Any recent installs are suspect when you start having problems after they're done.  I suspect a firewall component is blocking your access.


----------



## pethead (Jan 3, 2006)

hello johnwill, thanks for your reply.

well I restored another ghost file on C: just to see where the problem was. this time i could have access. so I just wanted to avoid reinstalling windows. So in case I find out soon it will be cool.

I am not using a 2nd firewall apart from the modem's one, I used to do this though and I had lots of problems in the name of << security >>.


----------



## johnwill (Sep 26, 2002)

I'm thinking Symantec's AV is the problem. Their newer versions have some sort of "Internet security" embedded that has been a problem in the past.


----------



## pethead (Jan 3, 2006)

yeah I thought that too. but u see, even uninstalling that, it didn't help, ..


----------



## johnwill (Sep 26, 2002)

Turn off any firewalls for debugging. If the firewall is the problem, you'll have to configure it to allow access to "trusted zone" addresses. Note that some firewalls must be completely uninstalled to stop them from affecting your networking.

PING each computer by IP address, and if successful, PING by name. You can obtain the IP address of a computer by opening a command prompt (DOS window) and typing IPCONFIG. This should work for any Windows version.

All computers should be in the same workgroup for computer browsing to function properly. File & Print Sharing has to be enabled on any computer you wish to share files or printers from. You also need to actually share the resource in question from My Computer, right click on the drive/printer/folder, and select sharing.

If you encounter difficulties accessing computers that are visible in Network Neighborhood, make sure the computer being accessed has an account with the same name/password as the system connecting to it uses to login.
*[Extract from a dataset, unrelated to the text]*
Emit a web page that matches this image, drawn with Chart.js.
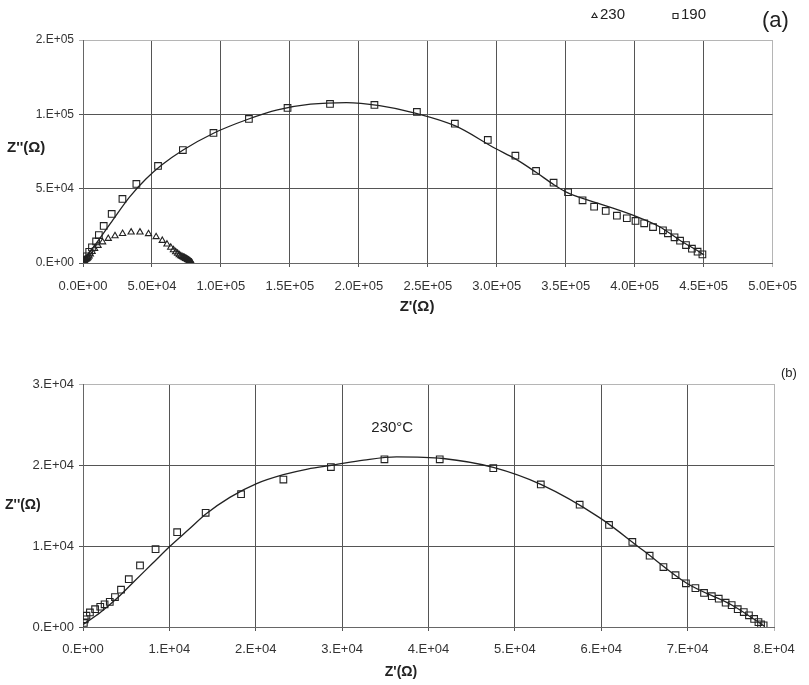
<!DOCTYPE html>
<html>
<head>
<meta charset="utf-8">
<script src="https://cdn.jsdelivr.net/npm/chart.js@4.4.1/dist/chart.umd.min.js"></script>
<style>
    body { margin: 0; background: #fff; }
    .panel { position: absolute; left: 0; }
    #panelA { top: 0; }
    #panelB { top: 325px; }
</style>
</head>
<body>
<div class="panel" id="panelA"><canvas id="chartA" width="809" height="325"></canvas></div>
<div class="panel" id="panelB"><canvas id="chartB" width="809" height="360"></canvas></div>
<script>
// ---- data (impedance, ohm) ----

// 230 °C measured points (used in (a) as triangles and in (b) as squares)
const z230Re = [100, 200, 400, 800, 1400, 2000, 2500, 3100, 3700, 4400, 5300, 6600, 8400, 10900,
    14200, 18300, 23200, 28700, 34900, 41300, 47500, 53000, 57500, 60900, 63600, 65600, 67200,
    68600, 69800, 70900, 71900, 72800, 73600, 74400, 75100, 75800, 76500, 77100, 77700, 78200,
    78500, 78800];
const z230Im = [500, 950, 1400, 1800, 2200, 2500, 2800, 3100, 3700, 4600, 5900, 7600, 9600, 11700,
    14100, 16400, 18200, 19750, 20700, 20700, 19600, 17600, 15100, 12600, 10500, 8800, 7400,
    6400, 5400, 4800, 4200, 3800, 3500, 3000, 2700, 2200, 1850, 1450, 1000, 600,
    330, 200];

// 230 °C fitted curve
const fit230Re = [0, 2000, 4100, 5800, 8000, 10100, 12200, 14300, 17000, 20100, 23200, 26000,
    29000, 32500, 36300, 41700, 47500, 53000, 59800, 64800, 69900, 75300, 78900];
const fit230Im = [300, 1800, 3700, 5500, 7800, 10000, 12000, 14000, 16000, 17700, 18800, 19500,
    20000, 20600, 21000, 20800, 19700, 17600, 13500, 9500, 5400, 2600, 100];

// 190 °C measured points
const z190Re = [1000, 2500, 4500, 6500, 9500, 11500, 15000, 20800, 28600, 38700, 54400, 72400,
    94600, 120300, 148300, 179100, 211300, 242100, 269600, 293500, 313500, 328500, 341200,
    351700, 362200, 370600, 379000, 387100, 394300, 400600, 406900, 413300, 420500, 424100,
    428900, 432900, 437200, 441500, 445600, 449100];
const z190Im = [2000, 4500, 7500, 10500, 14500, 18800, 24900, 33000, 43100, 53200, 65300, 76000,
    87500, 96900, 104300, 107000, 106300, 101600, 93700, 82800, 72200, 61900, 54000,
    47600, 42200, 37900, 35000, 31800, 30100, 28300, 26700, 24200, 22000, 20000,
    17300, 15000, 12100, 9600, 7600, 5800];

// 190 °C fitted curve
const fit190Re = [300, 12200, 21700, 33700, 45600, 57500, 72600, 94600, 119600, 141000, 165000,
    191000, 215000, 240000, 270000, 298700, 313500, 328500, 341700, 351200, 377500, 401400,
    418100, 432400, 446700, 450300];
const fit190Im = [1500, 16500, 29000, 44300, 56500, 66200, 76000, 87300, 96700, 103000, 106800,
    107900, 105800, 101000, 92200, 77200, 70000, 61000, 52500, 47300, 39000, 31200,
    24400, 15500, 7600, 5400];

// tick labels as printed on the figure
const aXTickLabels = ['0.0E+00', '5.0E+04', '1.0E+05', '1.5E+05', '2.0E+05', '2.5E+05',
    '3.0E+05', '3.5E+05', '4.0E+05', '4.5E+05', '5.0E+05'];
const aYTickLabels = ['0.E+00', '5.E+04', '1.E+05', '2.E+05'];
const bXTickLabels = ['0.E+00', '1.E+04', '2.E+04', '3.E+04', '4.E+04', '5.E+04', '6.E+04',
    '7.E+04', '8.E+04'];
const bYTickLabels = ['0.E+00', '1.E+04', '2.E+04', '3.E+04'];

const toPoints = (xs, ys) => xs.map((x, i) => ({ x: x, y: ys[i] }));

const INK = '#222';
const FONT = '"Liberation Sans", Arial, sans-serif';

function markerSet(label, xs, ys, style, radius) {
    return {
        label: label,
        data: toPoints(xs, ys),
        showLine: false,
        pointStyle: style,
        pointRadius: radius,
        pointBorderColor: INK,
        pointBackgroundColor: 'rgba(0,0,0,0)',
        pointBorderWidth: 1.1
    };
}

function fitSet(xs, ys) {
    return {
        label: 'fit',
        data: toPoints(xs, ys),
        showLine: true,
        pointRadius: 0,
        borderColor: INK,
        borderWidth: 1.3,
        cubicInterpolationMode: 'monotone'
    };
}

// grid colour: outer top / right lines lighter, as in the figure
function gridColor(max) {
    return (ctx) => (ctx.tick && ctx.tick.value === max) ? '#b5b5b5' : '#555';
}

// texts and the small legend drawn on top of the chart
const paperText = {
    id: 'paperText',
    afterDraw(chart, args, opts) {
        const ctx = chart.ctx;
        ctx.save();
        (opts.marks || []).forEach(m => {
            const pt = { pointStyle: m.style, radius: m.radius, borderWidth: 1.1 };
            ctx.strokeStyle = INK;
            ctx.fillStyle = 'rgba(0,0,0,0)';
            ctx.lineWidth = 1.1;
            Chart.helpers.drawPoint(ctx, pt, m.x, m.y);
        });
        (opts.texts || []).forEach(t => {
            let x = t.x, y = t.y;
            if (t.dataX !== undefined) {
                x = chart.scales.x.getPixelForValue(t.dataX);
                y = chart.scales.y.getPixelForValue(t.dataY);
            }
            ctx.font = t.font;
            ctx.fillStyle = t.color || INK;
            ctx.textAlign = t.align || 'left';
            ctx.textBaseline = 'middle';
            ctx.fillText(t.text, x, y);
        });
        ctx.restore();
    }
};

function axisOpts(min, max, step, labels, fontSize, size, isX, pad) {
    return {
        type: 'linear',
        min: min,
        max: max,
        afterFit: (scale) => {
            if (isX) scale.height = size; else scale.width = size;
        },
        grid: {
            color: gridColor(max),
            lineWidth: 1,
            tickLength: 4,
            drawTicks: true
        },
        border: { display: true, color: '#666', width: 1 },
        ticks: {
            stepSize: step,
            autoSkip: false,
            maxRotation: 0,
            padding: pad,
            color: '#333',
            font: { family: FONT, size: fontSize },
            callback: (v, i) => labels[i]
        }
    };
}

function baseOptions(padding, xAxis, yAxis, textOpts) {
    return {
        responsive: false,
        animation: false,
        events: [],
        layout: { padding: padding },
        plugins: {
            legend: { display: false },
            tooltip: { enabled: false },
            paperText: textOpts
        },
        scales: { x: xAxis, y: yAxis }
    };
}

// ---- (a) 230 and 190 ----
new Chart(document.getElementById('chartA'), {
    type: 'scatter',
    data: {
        datasets: [
            markerSet('230', z230Re, z230Im, 'triangle', 3.6),
            markerSet('190', z190Re, z190Im, 'rect', 4.7),
            fitSet(fit190Re, fit190Im)
        ]
    },
    options: baseOptions(
        { left: 0, top: 40, right: 28, bottom: 0 },
        axisOpts(0, 500000, 50000, aXTickLabels, 13, 62, true, 12),
        axisOpts(0, 150000, 50000, aYTickLabels, 12, 83, false, 5),
        {
            marks: [
                { style: 'triangle', radius: 3, x: 594.5, y: 16 },
                { style: 'rect', radius: 3.5, x: 675.5, y: 16 }
            ],
            texts: [
                { text: '230', x: 600, y: 15, font: '15px ' + FONT },
                { text: '190', x: 681, y: 15, font: '15px ' + FONT },
                { text: '(a)', x: 762, y: 21, font: '22px ' + FONT },
                { text: "Z''(Ω)", x: 7, y: 148, font: 'bold 15px ' + FONT },
                { text: "Z'(Ω)", x: 417, y: 307, align: 'center', font: 'bold 15px ' + FONT }
            ]
        }
    ),
    plugins: [paperText]
});

// ---- (b) 230 °C ----
new Chart(document.getElementById('chartB'), {
    type: 'scatter',
    data: {
        datasets: [
            markerSet('230', z230Re, z230Im, 'rect', 4.7),
            fitSet(fit230Re, fit230Im)
        ]
    },
    options: baseOptions(
        { left: 0, top: 59, right: 35, bottom: 0 },
        axisOpts(0, 80000, 10000, bXTickLabels, 13, 58, true, 11),
        axisOpts(0, 30000, 10000, bYTickLabels, 13, 83, false, 5),
        {
            marks: [],
            texts: [
                { text: '(b)', x: 781, y: 48, font: '13px ' + FONT },
                { text: '230°C', dataX: 35800, dataY: 24600, align: 'center', font: '15px ' + FONT },
                { text: "Z''(Ω)", x: 5, y: 180, font: 'bold 14px ' + FONT },
                { text: "Z'(Ω)", x: 401, y: 347, align: 'center', font: 'bold 14px ' + FONT }
            ]
        }
    ),
    plugins: [paperText]
});
</script>
</body>
</html>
While the default NetBIOS setting is correct for normal network configurations, it's possible for it to be altered, and it costs nothing to make sure it's correct. NETBIOS over TCP/IP must be enabled for normal network browsing.


----------



## pethead (Jan 3, 2006)

hello johnwill

I was using zone alarm for about 2 years. i was actually using it at the same time i was behind the modem's firewall. talking 2 firewalls. I had total control of all applications that were trying to even open, not just trying to use the line. After a long time i found out that most of the problems i had on lan was because of zone alarm. it was blocking stuff without my permision although my settings were fine. well I have totally uninstalled all windows firewalls, even reinstalled windows without any kind of firewall, I only use the modem's one.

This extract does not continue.